Jamais Meursault n'a été aussi seul que durant son procès, au milieu de cette assemblée curieuse venue le juger. Comme l'annonce lshaghpour, « La vie est sans finalité, désorientée. Reste l'intériorité isolée, séparée des autres par un fossé infranchissable. Privée de tout moyen d'agir, l'existence de L'étranger se ramasse à l'intérieur de soi » (4). Plus que la mise en scène, c'est l'air hagard de Mastroianni qui assure le fonctionnement de la séquence. La scène de l'hospice ou celle de l'enterrement de la mère reposait déjà entièrement sur le jeu de regard de l'acteur, constamment à la recherche d'un repère hors-champ.
Marie rend visite à Meursault en prison. Le montage champ-contrechamp oppose les deux amants, séparés par une ligne de barreaux. La communication est impossible à cause du bruit assourdissant des autres prisonniers, qui discutent avec leurs visiteurs. La promiscuité est complète. L'enfermement carcéral n'est en définitive que l'ultime manifestation de sa claustration intérieure. Seul dans sa cellule, Meursault est plongé dans le noir. Il s'agit du plus beau plan du film. Le visage de Mastroianni est éclairé par une faible lumière qui provient d'une fenêtre située hors du cadre. Dernière ouverture sur le monde dont dispose le protagoniste.
Ludwig (1973) développe plus pertinemment le thème de l'isolement. L'incompréhension de Louis II de Bavière par son entourage le pousse à se retrancher dans une solitude qui devient quasiment totale à la fin de son règne. Visconti dépeint à plusieurs reprises les excentricités du roi. Celui-ci entrevoit son pouvoir sous la forme d'une mission, qui consiste à régénérer la culture allemande à travers la diffusion populaire de la poétique de Wagner. C'est sa passion inconditionnelle pour le musicien qui l'écarte peu à peu de la réalité sociale et politique. Il réfute ses responsabilités monarchiques et rêve de façonner un monde uniquement gouverné par l'art. Nul ne saisit le sens de son amour pour le compositeur, même pas sa cousine Élisabeth — sa parente la plus proche — qui reproche à Louis II le coût exorbitant de son mécénat. Aucun de ses conseillers ne semble de plus capable d'accomplir son utopie artistique : édifier une nation éclairée par le génie wagnérien. Ses rêves ne pouvant aboutir, il sombre dans la déraison. Dans la dernière partie du film, il devient un étranger dans son propre royaume. Il erre dans ses nombreux châteaux, tel un nomade, hanté par un idéal brisé. Malgré l'absence complète de cour, le roi continue de se mettre en scène dans son Versailles imaginaire. La monumentale galerie des glaces, dernière illusion du faste monarchique, renvoie l'image d'un pouvoir qui a disparu, laissant derrière lui un décor tragique.
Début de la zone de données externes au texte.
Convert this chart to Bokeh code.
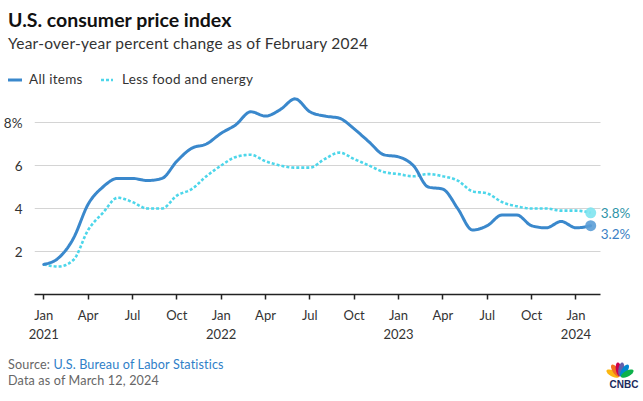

Ludwig, dont le souhait final est de rester une énigme pour les autres ainsi que pour lui-même, représente le personnage viscontien par excellence. Comme le prince de Salina dans Le guépard, ‘Ntony dans La terre tremble ou encore le professeur dans Gruppo di famiglia in un interno (1974), il incarne cet autre qui, par sa démarche insolite, se détache de sa communauté d'origine, sans jamais parvenir à atteindre la félicité

Aurélien Portelli
La revue du cinéma, n°6, mai-juillet 2007
______________
(1) Laurence Schifano, Le guépard, Luchino Visconti, Paris, Éditions Nathan, 1991, 126 p. pp. 74-75.
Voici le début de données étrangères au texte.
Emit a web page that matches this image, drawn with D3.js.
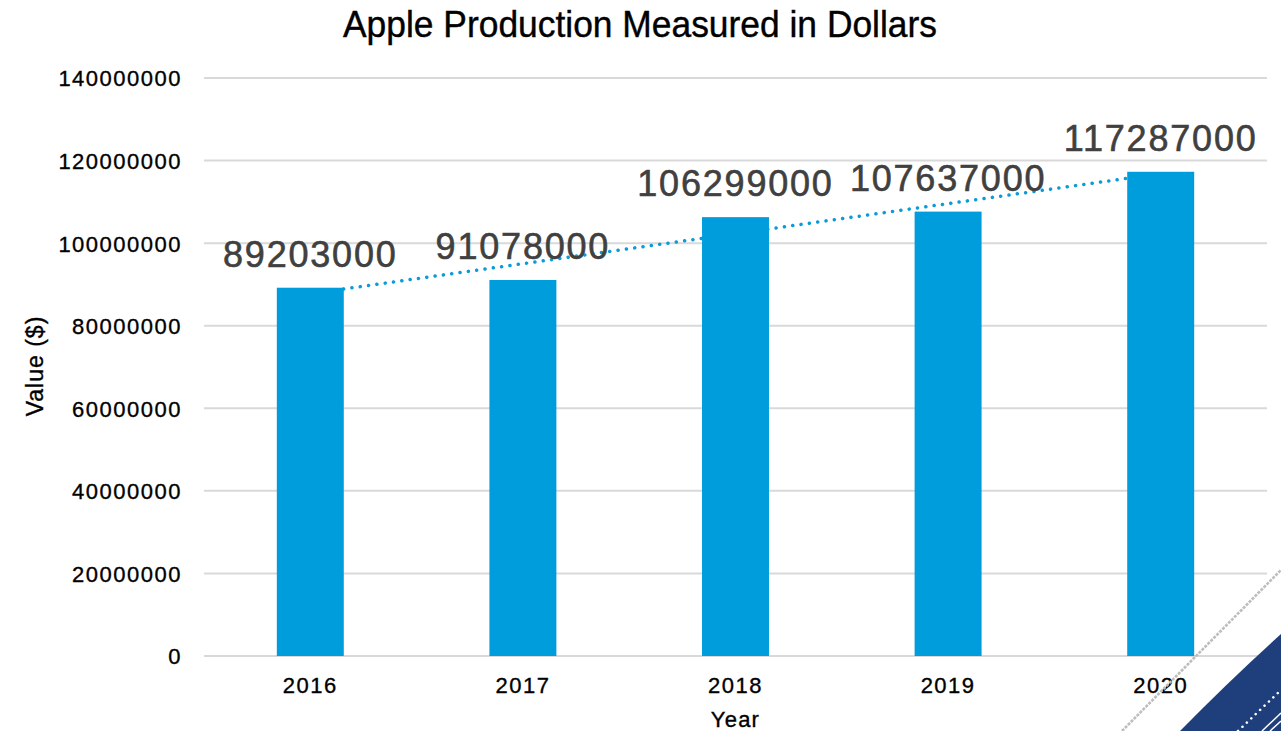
<!DOCTYPE html>
<html>
<head>
<meta charset="utf-8">
<script src="https://cdn.jsdelivr.net/npm/d3@7"></script>
<style>
  html, body { margin: 0; padding: 0; background: #fff; }
  svg { display: block; }
</style>
</head>
<body>
<svg id="chart" width="1281" height="731"></svg>
<script>
const years = ["2016", "2017", "2018", "2019", "2020"];
const values = [89203000, 91078000, 106299000, 107637000, 117287000];
const yTicks = [0, 20000000, 40000000, 60000000, 80000000, 100000000, 120000000, 140000000];
const titleText = "Apple Production Measured in Dollars";
const xTitle = "Year";
const yTitle = "Value ($)";

(function () {
const svg = d3.select("#chart");
const pLeft = 204, pRight = 1267, pTop = 78, pBottom = 656;

const x = d3.scaleBand().domain(years).range([pLeft, pRight]).paddingInner(0.685).paddingOuter(0.3425);
const y = d3.scaleLinear().domain([0, 140000000]).range([pBottom, pTop]);

// gridlines
svg.append("g").selectAll("line").data(yTicks).join("line")
  .attr("x1", pLeft).attr("x2", pRight)
  .attr("y1", d => y(d)).attr("y2", d => y(d))
  .attr("stroke", "#d9d9d9").attr("stroke-width", 2);

// y axis labels
const yAxis = d3.axisLeft(y).tickValues(yTicks).tickFormat(d3.format("d")).tickSize(0).tickPadding(22);
const gy = svg.append("g").attr("transform", `translate(${pLeft},0)`).call(yAxis);
gy.select(".domain").remove();
gy.selectAll("text").attr("font-family", "Liberation Sans, Arial, sans-serif")
  .attr("font-size", 22).attr("letter-spacing", "1.5px").attr("fill", "#000")
  .attr("stroke", "#000").attr("stroke-width", 0.35).attr("dy", "0.36em");

// x axis labels
const xAxis = d3.axisBottom(x).tickSize(0).tickPadding(21);
const gx = svg.append("g").attr("transform", `translate(0,${pBottom})`).call(xAxis);
gx.select(".domain").remove();
gx.selectAll("text").attr("font-family", "Liberation Sans, Arial, sans-serif")
  .attr("font-size", 22).attr("letter-spacing", "1.5px").attr("fill", "#000")
  .attr("stroke", "#000").attr("stroke-width", 0.35);

// trendline (linear regression), drawn behind bars
const n = values.length;
const xs = d3.range(n);
const mx = d3.mean(xs), my = d3.mean(values);
const slope = d3.sum(xs, i => (i - mx) * (values[i] - my)) / d3.sum(xs, i => (i - mx) ** 2);
const intercept = my - slope * mx;
const center = i => x(years[i]) + x.bandwidth() / 2;
svg.append("line")
  .attr("x1", center(0)).attr("y1", y(intercept))
  .attr("x2", center(n - 1)).attr("y2", y(intercept + slope * (n - 1)))
  .attr("stroke", "#0a9bd8").attr("stroke-width", 3.5)
  .attr("stroke-linecap", "round").attr("stroke-dasharray", "0.1 8.3");

// bars
svg.append("g").selectAll("rect").data(values).join("rect")
  .attr("x", (d, i) => x(years[i]))
  .attr("y", d => y(d))
  .attr("width", x.bandwidth())
  .attr("height", d => y(0) - y(d))
  .attr("fill", "#009ddc");

// data labels
svg.append("g").selectAll("text").data(values).join("text")
  .attr("x", (d, i) => center(i))
  .attr("y", d => y(d) - 21)
  .attr("text-anchor", "middle")
  .attr("font-family", "Liberation Sans, Arial, sans-serif")
  .attr("font-size", 36).attr("letter-spacing", "1.8px")
  .attr("fill", "#404040").attr("stroke", "#404040").attr("stroke-width", 0.6)
  .text(d => d);

// title
svg.append("text")
  .attr("x", 640).attr("y", 37)
  .attr("text-anchor", "middle")
  .attr("font-family", "Liberation Sans Narrow, Arial Narrow, Liberation Sans, sans-serif")
  .attr("font-size", 36)
  .attr("textLength", 594).attr("lengthAdjust", "spacingAndGlyphs")
  .attr("fill", "#000").attr("stroke", "#000").attr("stroke-width", 0.4)
  .text(titleText);

// axis titles
svg.append("text")
  .attr("x", x("2018") + x.bandwidth() / 2).attr("y", 727)
  .attr("text-anchor", "middle")
  .attr("font-family", "Liberation Sans, Arial, sans-serif")
  .attr("font-size", 22).attr("letter-spacing", "1.2px").attr("fill", "#000")
  .attr("stroke", "#000").attr("stroke-width", 0.35)
  .text(xTitle);

svg.append("text")
  .attr("transform", "translate(43,366) rotate(-90)")
  .attr("text-anchor", "middle")
  .attr("font-family", "Liberation Sans, Arial, sans-serif")
  .attr("font-size", 23).attr("letter-spacing", "1px").attr("fill", "#000")
  .attr("stroke", "#000").attr("stroke-width", 0.35)
  .text(yTitle);

// decorative corner
const deco = svg.append("g");
deco.append("path")
  .attr("d", "M1180,731 Q1230,680 1281,634 L1281,731 Z")
  .attr("fill", "#1f3f7c");
deco.append("line")
  .attr("x1", 1122).attr("y1", 731).attr("x2", 1281).attr("y2", 570)
  .attr("stroke", "#bdbdbd").attr("stroke-width", 2.6)
  .attr("stroke-dasharray", "3 1.2");
deco.append("line")
  .attr("x1", 1238).attr("y1", 731).attr("x2", 1281).attr("y2", 690)
  .attr("stroke", "#ffffff").attr("stroke-width", 2.5)
  .attr("stroke-linecap", "round").attr("stroke-dasharray", "0.1 6");
deco.append("line")
  .attr("x1", 1262).attr("y1", 731).attr("x2", 1281).attr("y2", 713)
  .attr("stroke", "#ffffff").attr("stroke-width", 1.5);
deco.append("line")
  .attr("x1", 1270).attr("y1", 731).attr("x2", 1281).attr("y2", 721)
  .attr("stroke", "#ffffff").attr("stroke-width", 1.5);
})();
</script>
</body>
</html>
(2) La ressemblance s'arrête cependant à la richesse des décors : Mort à Venise exprime une lumière vaporeuse, terne, propre à l'atmosphère vénitienne et bien différente de celle de la Sicile.
(3) Alain Sanzio, Paul-Louis Thirard, Luchino Visconti cinéaste, Paris, Éditions Persona, 1984, p. 108.
(4) Youssef lshaghpour, Visconti, le sens et l'image, Paris, Éditions de la Différence, 1984, p. 96.